To isolate it, you can create a colour-based pick and refine that selection with Curves until the mask clings mostly to the bright grass. Once the selection becomes a mask on a new Curves layer, you can inspect it, paint out the parts you do not want, and then darken the grass with more control.

Changing the layer blend mode to Luminosity is an important finishing touch. It keeps the brightness adjustment from adding extra saturation, so the grass gets darker without turning unnaturally rich.

A final stamped layer can then take a small overall brightness lift and a mild S-curve, again set to Luminosity. At that point, the image holds together. The sky is controlled, the valley has shape, and the foreground no longer shouts.
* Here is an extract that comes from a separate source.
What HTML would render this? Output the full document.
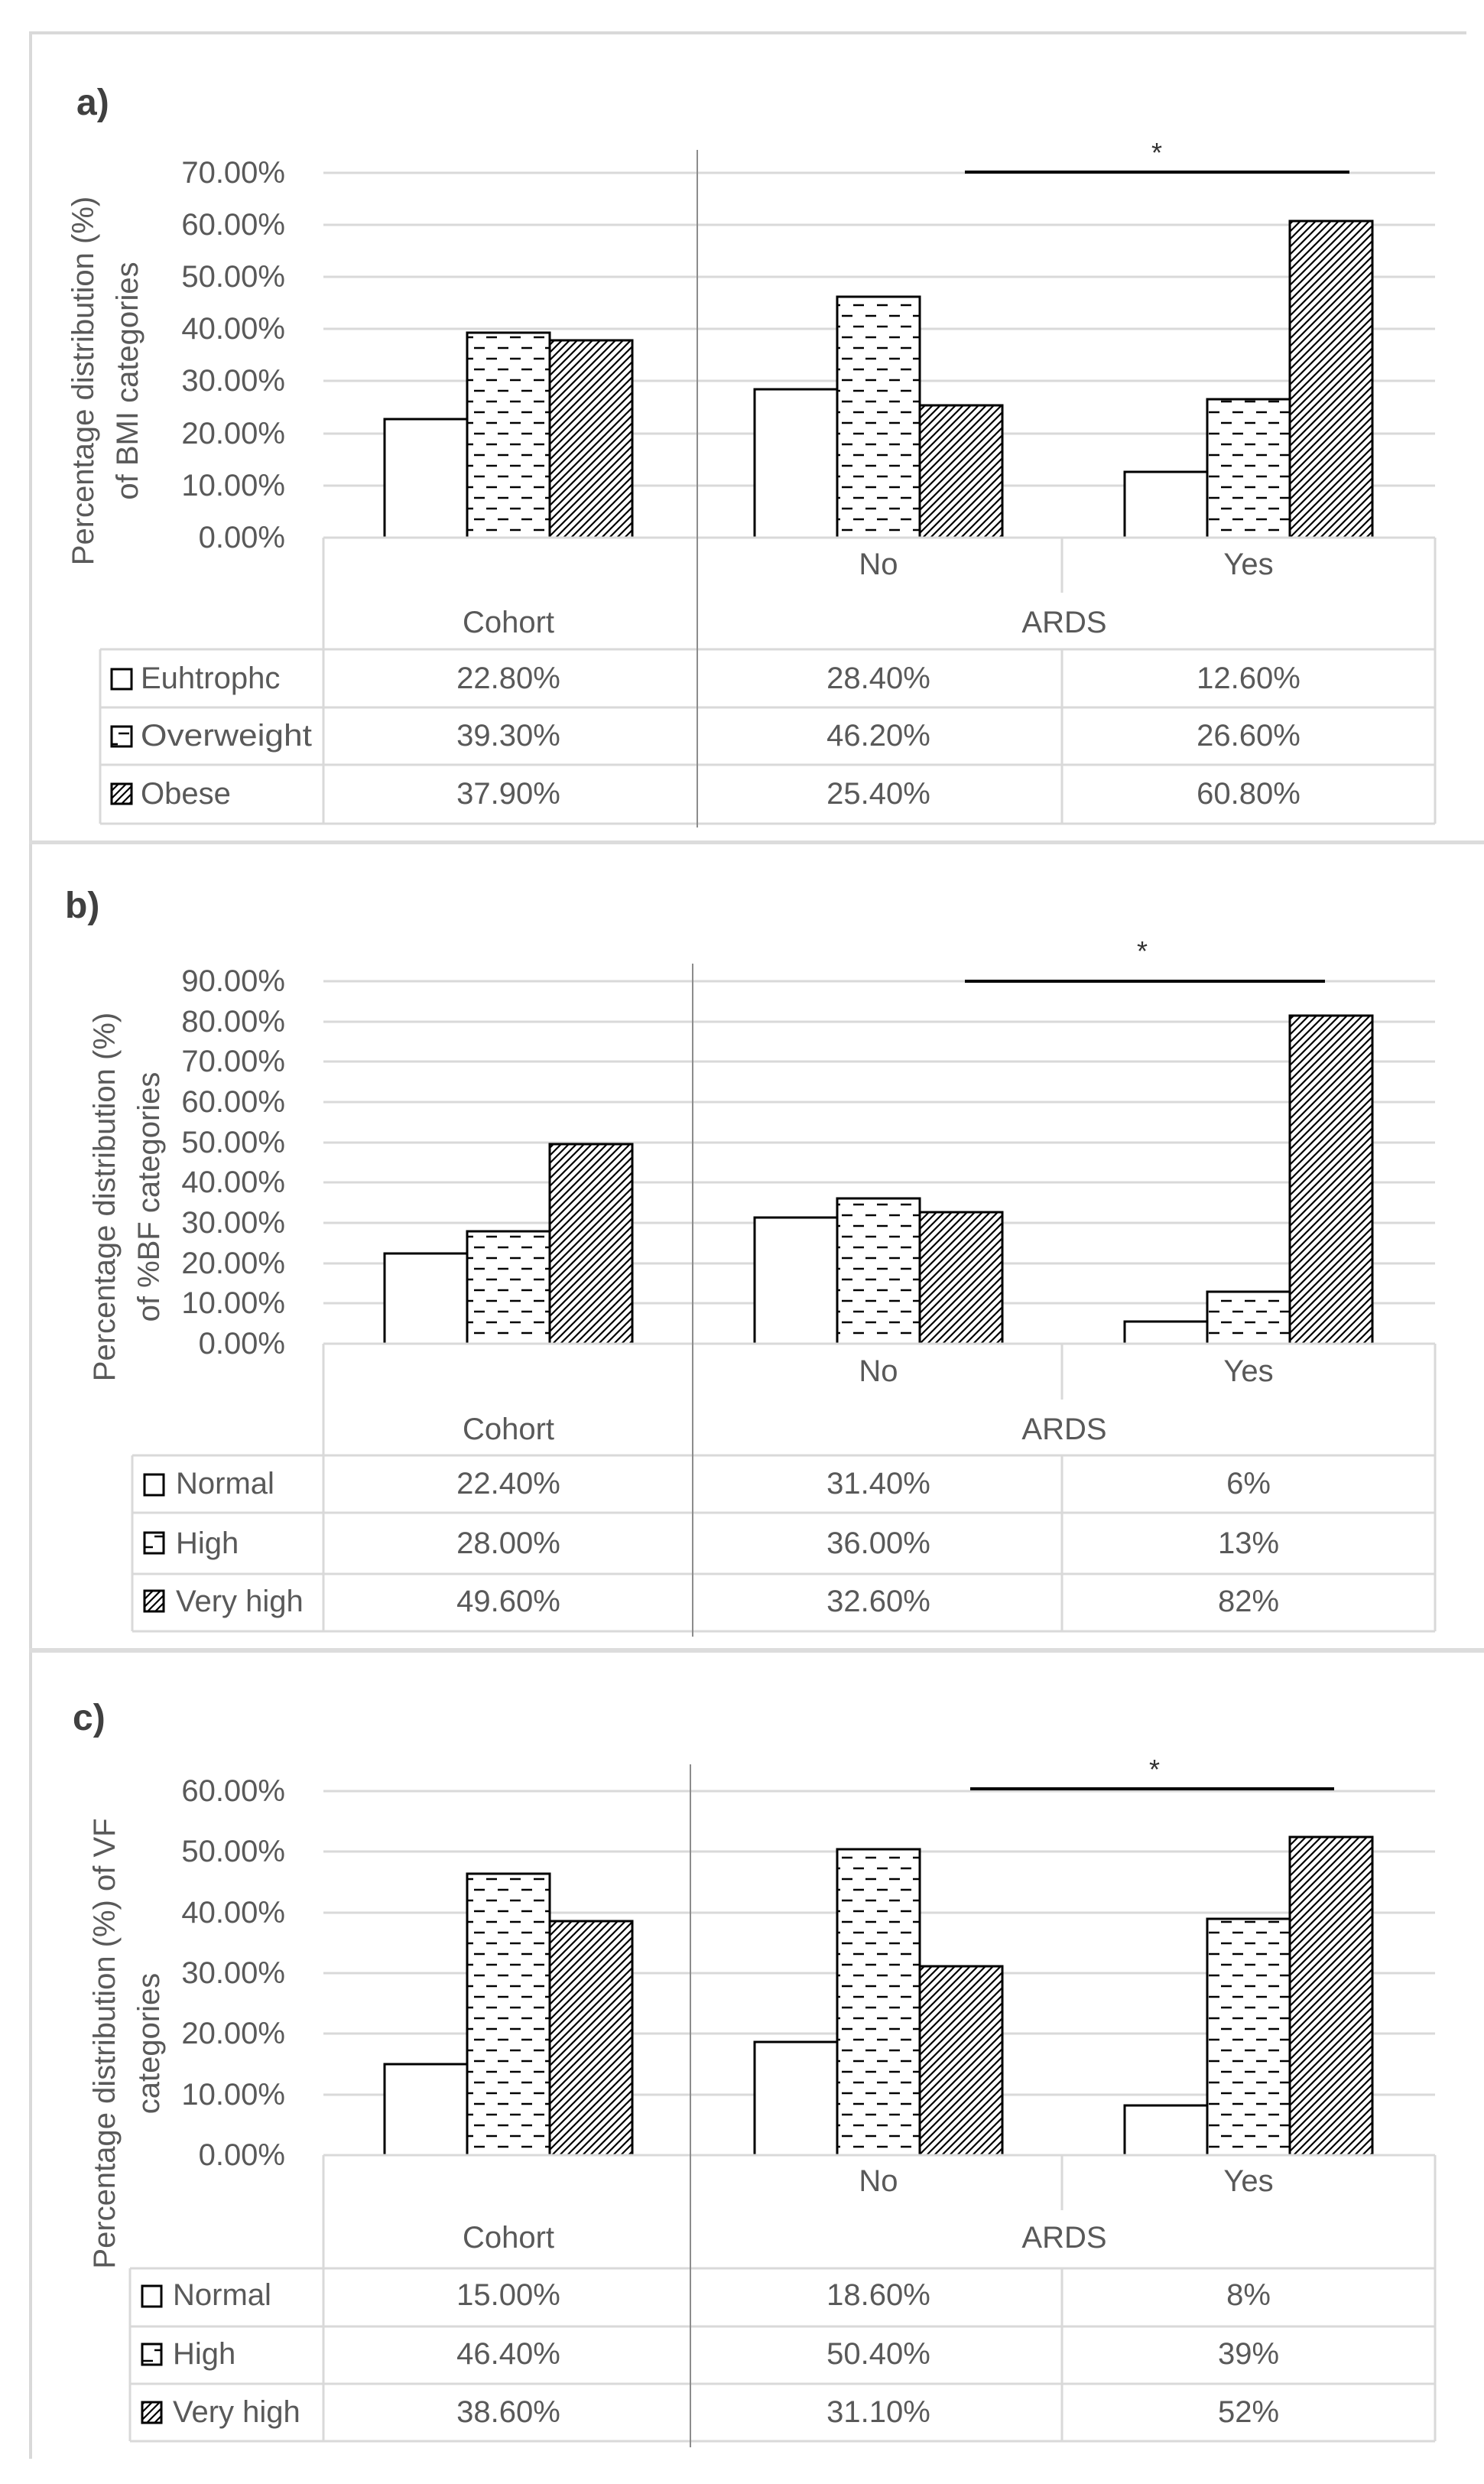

What this workflow is really doing

If you strip this edit back to its core, four ideas carry most of the work:

  • Two bracketed exposures give you room to solve a hard sky without mangling the foreground.
  • Lightroom sets a clean, neutral base instead of forcing a finished look too early.
  • Photoshop handles the precise blend, because the scene does not suit a straight grad.
  • The Info panel and channel curves fix colour with numbers, not guesswork.

The version numbers in the edit were older, Lightroom 7.2 and Photoshop 2018, but the method still holds up. The exact software build is less important than the order of decisions.

If you want to photograph places like this yourself, my current photography tours and workshops page is where you can check the available trips, including Dolomites photo tours when they are running.

Final thoughts

The strongest part of this workflow is its restraint. You do not try to force Lightroom to solve everything, and you do not throw heavy global adjustments at a file that needs careful local work.

When you edit landscape photos this way, each step has a clear job. You clean the base, blend the exposures, correct the colour cast, and add contrast only where the frame asks for it.

That approach gives you a finished image that still feels like a real place, which is usually the whole point.